■ SHORT TASK ■
Return each line of the data below verbatim; pictures are to be left out.

■ SUPPLIED MATERIAL ■
↓

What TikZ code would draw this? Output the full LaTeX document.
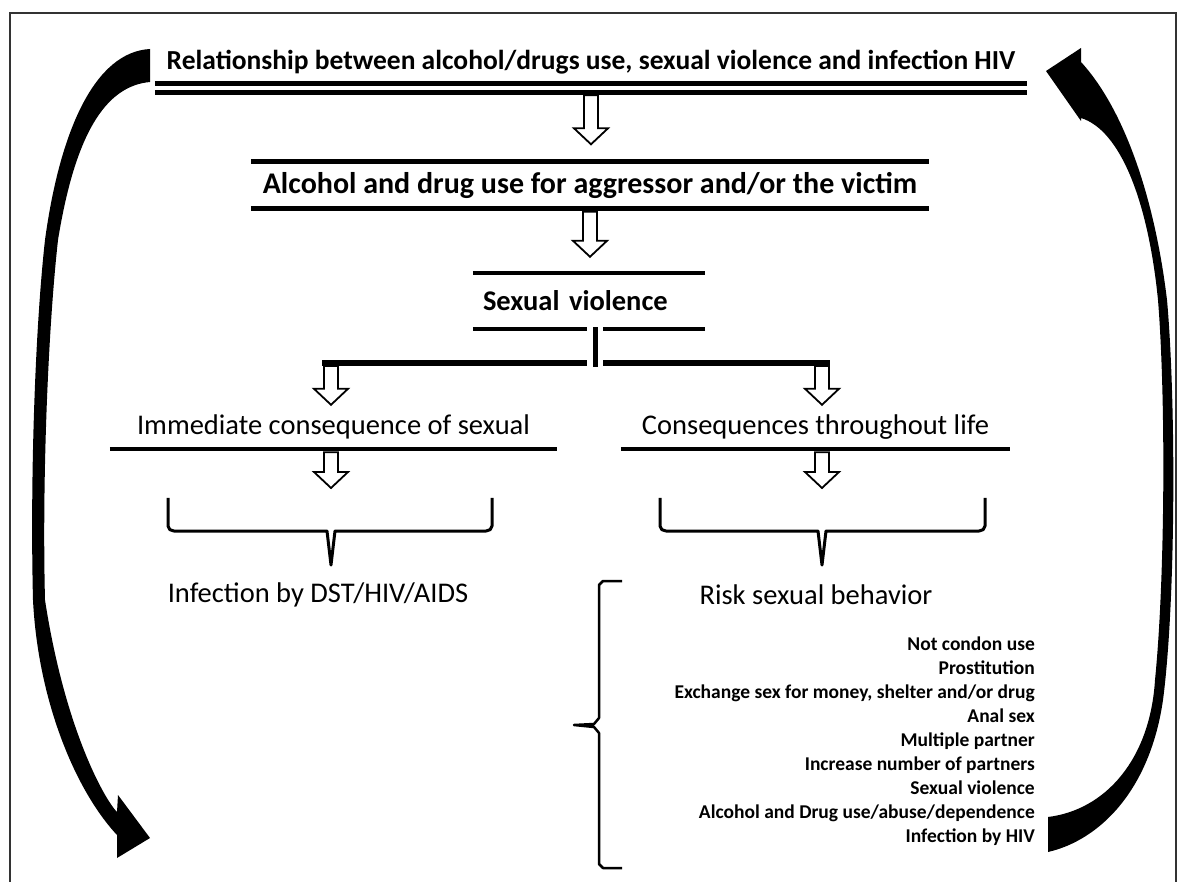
\documentclass[tikz,border=0pt]{standalone}
\usepackage{fontspec}
\setmainfont{Carlito}
\usetikzlibrary{calc}

\tikzset{
    frame/.style={line width=2.5pt,black!80},
    rule/.style={line width=5pt},
    thinrule/.style={line width=4pt},
    branch/.style={line width=6pt},
    stem/.style={line width=5pt},
    brace/.style={line width=3pt,line join=round},
    hollow/.style={draw,fill=white,line width=1.8pt,
        to path={let \p1=(\tikztostart), \p2=(\tikztotarget) in
            (\x1-7pt,\y1) -- (\x1-7pt,\y2+16pt) -- (\x1-17pt,\y2+16pt) -- (\x1,\y2)
            -- (\x1+17pt,\y2+16pt) -- (\x1+7pt,\y2+16pt) -- (\x1+7pt,\y1) -- cycle}},
    headbox/.style={inner sep=0pt,font=\bfseries\fontsize{30}{34}\selectfont},
    conbox/.style={inner sep=0pt,font=\fontsize{28.5}{32}\selectfont}
}

\begin{document}
\begin{tikzpicture}[x=1pt,y=-1pt]
            \useasboundingbox (0,0) rectangle (1184,882);
            \draw[frame] (10,882) |- (1176,13) -- (1176,882);

            % big curved arrows
            \fill (150,49) .. controls (95,52) and (60,130) .. (45,240)
                .. controls (35,330) and (30,480) .. (33,600)
                .. controls (38,700) and (75,790) .. (117,835)
                -- (117,858) -- (150,838) -- (118,795) -- (117,812)
                .. controls (105,800) and (65,730) .. (45,600)
                .. controls (42,480) and (48,330) .. (58,240)
                .. controls (75,135) and (105,86) .. (150,82) -- cycle;
            \fill (1081,48) -- (1081,62) .. controls (1125,110) and (1155,200) .. (1167,300)
                .. controls (1176,400) and (1176,600) .. (1163,700)
                .. controls (1150,790) and (1100,840) .. (1048,852) -- (1048,817)
                .. controls (1105,810) and (1150,760) .. (1155,680)
                .. controls (1165,580) and (1166,400) .. (1158,300)
                .. controls (1148,200) and (1120,130) .. (1081,118)
                -- (1081,121) -- (1046,71) -- cycle;

            \node[headbox,font=\bfseries\fontsize{27.5}{32}\selectfont,minimum width=872pt,minimum height=42pt]
                (title) at (591,62) {Relationship between alcohol/drugs use, sexual violence and infection HIV};
            \draw[rule] (title.south west) -- (title.south east);
            \draw[rule] ([yshift=-9pt]title.south west) -- ([yshift=-9pt]title.south east);

            \node[headbox,minimum width=678pt,minimum height=47pt] (alc) at (590,185)
                {Alcohol and drug use for aggressor and/or the victim};
            \draw[rule] (alc.north west) -- (alc.north east);
            \draw[rule] (alc.south west) -- (alc.south east);

            \node[headbox,font=\bfseries\fontsize{28.5}{32}\selectfont,minimum width=232pt,minimum height=56pt,
                text width=212pt,align=left] (sv) at (589,301) {Sexual violence};
            \draw[thinrule] (sv.north west) -- (sv.north east);
            \draw[thinrule] (sv.south west) -- ++(114,0);
            \draw[thinrule] (sv.south east) -- ++(-102,0);

            \draw[hollow] ([yshift=-12pt]title.south) to ([yshift=17pt]alc.north);
            \draw[hollow] ([yshift=-3pt]alc.south) to ([yshift=16pt]sv.north);

            \coordinate (fork) at (595,363);
            \coordinate (forkL) at (331,363);
            \coordinate (forkR) at (822,363);
            \coordinate (bl) at (331,498);
            \coordinate (br) at (822,498);

            \node[conbox,minimum width=447pt,minimum height=44pt] (imm) at (333.5,427)
                {Immediate consequence of sexual};
            \node[conbox,minimum width=389pt,minimum height=44pt] (life) at (815.5,427)
                {Consequences throughout life};
            \draw[thinrule] (imm.south west) -- (imm.south east);
            \draw[thinrule] (life.south west) -- (life.south east);

            \draw[hollow] ([yshift=-3pt]forkL) to (imm.north -| forkL);
            \draw[hollow] ([yshift=-3pt]forkR) to (life.north -| forkR);
            \draw[stem] ([yshift=2pt]sv.south -| fork) -- ([yshift=-4pt]fork);
            \draw[branch] ([xshift=-9pt]forkL) -- ([xshift=-8pt]fork);
            \draw[branch] ([xshift=8pt]fork) -- ([xshift=8pt]forkR);

            \draw[hollow] ([yshift=-3pt]imm.south -| forkL) to ([yshift=10pt]bl);
            \draw[hollow] ([yshift=-3pt]life.south -| forkR) to ([yshift=10pt]br);

            % braces
            \draw[brace] (168,498) -- (168,526) to[out=-90,in=180] (174,531) -- (327,531)
                -- (331,565) -- (335,531) -- (486,531) to[out=0,in=-90] (492,526) -- (492,498);
            \draw[brace] (660,498) -- (660,526) to[out=-90,in=180] (666,531) -- (818,531)
                -- (822,565) -- (826,531) -- (979,531) to[out=0,in=-90] (985,526) -- (985,498);

            \node[conbox] (infect) at (318,595) {Infection by DST/HIV/AIDS};
            \node[conbox] (risk) at (816,595) {Risk sexual behavior};

            \draw[brace,line width=2.5pt] (622,581) -- (603,581) -- (599,585) -- (599,718) -- (594,724)
                -- (574,725) -- (594,727) -- (599,733) -- (599,864) -- (603,868) -- (622,868);
            \node[inner sep=0pt,anchor=east,align=right,font=\bfseries\fontsize{19.5}{24}\selectfont]
                (risklist) at (1035,741) {Not condon use\\ Prostitution\\
                Exchange sex for money, shelter and/or drug\\ Anal sex\\ Multiple partner\\
                Increase number of partners\\ Sexual violence\\
                Alcohol and Drug use/abuse/dependence\\ Infection by HIV};
\end{tikzpicture}
\end{document}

↑

■ SOLUTION FOR THIS TASK ■
What TikZ code would draw this? Output the full LaTeX document.
\documentclass[tikz,border=0pt]{standalone}
\usepackage{fontspec}
\setmainfont{Carlito}
\usetikzlibrary{calc}

\tikzset{
    frame/.style={line width=2.5pt,black!80},
    rule/.style={line width=5pt},
    thinrule/.style={line width=4pt},
    branch/.style={line width=6pt},
    stem/.style={line width=5pt},
    brace/.style={line width=3pt,line join=round},
    hollow/.style={draw,fill=white,line width=1.8pt,
        to path={let \p1=(\tikztostart), \p2=(\tikztotarget) in
            (\x1-7pt,\y1) -- (\x1-7pt,\y2+16pt) -- (\x1-17pt,\y2+16pt) -- (\x1,\y2)
            -- (\x1+17pt,\y2+16pt) -- (\x1+7pt,\y2+16pt) -- (\x1+7pt,\y1) -- cycle}},
    headbox/.style={inner sep=0pt,font=\bfseries\fontsize{30}{34}\selectfont},
    conbox/.style={inner sep=0pt,font=\fontsize{28.5}{32}\selectfont}
}

\begin{document}
\begin{tikzpicture}[x=1pt,y=-1pt]
            \useasboundingbox (0,0) rectangle (1184,882);
            \draw[frame] (10,882) |- (1176,13) -- (1176,882);

            % big curved arrows
            \fill (150,49) .. controls (95,52) and (60,130) .. (45,240)
                .. controls (35,330) and (30,480) .. (33,600)
                .. controls (38,700) and (75,790) .. (117,835)
                -- (117,858) -- (150,838) -- (118,795) -- (117,812)
                .. controls (105,800) and (65,730) .. (45,600)
                .. controls (42,480) and (48,330) .. (58,240)
                .. controls (75,135) and (105,86) .. (150,82) -- cycle;
            \fill (1081,48) -- (1081,62) .. controls (1125,110) and (1155,200) .. (1167,300)
                .. controls (1176,400) and (1176,600) .. (1163,700)
                .. controls (1150,790) and (1100,840) .. (1048,852) -- (1048,817)
                .. controls (1105,810) and (1150,760) .. (1155,680)
                .. controls (1165,580) and (1166,400) .. (1158,300)
                .. controls (1148,200) and (1120,130) .. (1081,118)
                -- (1081,121) -- (1046,71) -- cycle;

            \node[headbox,font=\bfseries\fontsize{27.5}{32}\selectfont,minimum width=872pt,minimum height=42pt]
                (title) at (591,62) {Relationship between alcohol/drugs use, sexual violence and infection HIV};
            \draw[rule] (title.south west) -- (title.south east);
            \draw[rule] ([yshift=-9pt]title.south west) -- ([yshift=-9pt]title.south east);

            \node[headbox,minimum width=678pt,minimum height=47pt] (alc) at (590,185)
                {Alcohol and drug use for aggressor and/or the victim};
            \draw[rule] (alc.north west) -- (alc.north east);
            \draw[rule] (alc.south west) -- (alc.south east);

            \node[headbox,font=\bfseries\fontsize{28.5}{32}\selectfont,minimum width=232pt,minimum height=56pt,
                text width=212pt,align=left] (sv) at (589,301) {Sexual violence};
            \draw[thinrule] (sv.north west) -- (sv.north east);
            \draw[thinrule] (sv.south west) -- ++(114,0);
            \draw[thinrule] (sv.south east) -- ++(-102,0);

            \draw[hollow] ([yshift=-12pt]title.south) to ([yshift=17pt]alc.north);
            \draw[hollow] ([yshift=-3pt]alc.south) to ([yshift=16pt]sv.north);

            \coordinate (fork) at (595,363);
            \coordinate (forkL) at (331,363);
            \coordinate (forkR) at (822,363);
            \coordinate (bl) at (331,498);
            \coordinate (br) at (822,498);

            \node[conbox,minimum width=447pt,minimum height=44pt] (imm) at (333.5,427)
                {Immediate consequence of sexual};
            \node[conbox,minimum width=389pt,minimum height=44pt] (life) at (815.5,427)
                {Consequences throughout life};
            \draw[thinrule] (imm.south west) -- (imm.south east);
            \draw[thinrule] (life.south west) -- (life.south east);

            \draw[hollow] ([yshift=-3pt]forkL) to (imm.north -| forkL);
            \draw[hollow] ([yshift=-3pt]forkR) to (life.north -| forkR);
            \draw[stem] ([yshift=2pt]sv.south -| fork) -- ([yshift=-4pt]fork);
            \draw[branch] ([xshift=-9pt]forkL) -- ([xshift=-8pt]fork);
            \draw[branch] ([xshift=8pt]fork) -- ([xshift=8pt]forkR);

            \draw[hollow] ([yshift=-3pt]imm.south -| forkL) to ([yshift=10pt]bl);
            \draw[hollow] ([yshift=-3pt]life.south -| forkR) to ([yshift=10pt]br);

            % braces
            \draw[brace] (168,498) -- (168,526) to[out=-90,in=180] (174,531) -- (327,531)
                -- (331,565) -- (335,531) -- (486,531) to[out=0,in=-90] (492,526) -- (492,498);
            \draw[brace] (660,498) -- (660,526) to[out=-90,in=180] (666,531) -- (818,531)
                -- (822,565) -- (826,531) -- (979,531) to[out=0,in=-90] (985,526) -- (985,498);

            \node[conbox] (infect) at (318,595) {Infection by DST/HIV/AIDS};
            \node[conbox] (risk) at (816,595) {Risk sexual behavior};

            \draw[brace,line width=2.5pt] (622,581) -- (603,581) -- (599,585) -- (599,718) -- (594,724)
                -- (574,725) -- (594,727) -- (599,733) -- (599,864) -- (603,868) -- (622,868);
            \node[inner sep=0pt,anchor=east,align=right,font=\bfseries\fontsize{19.5}{24}\selectfont]
                (risklist) at (1035,741) {Not condon use\\ Prostitution\\
                Exchange sex for money, shelter and/or drug\\ Anal sex\\ Multiple partner\\
                Increase number of partners\\ Sexual violence\\
                Alcohol and Drug use/abuse/dependence\\ Infection by HIV};
\end{tikzpicture}
\end{document}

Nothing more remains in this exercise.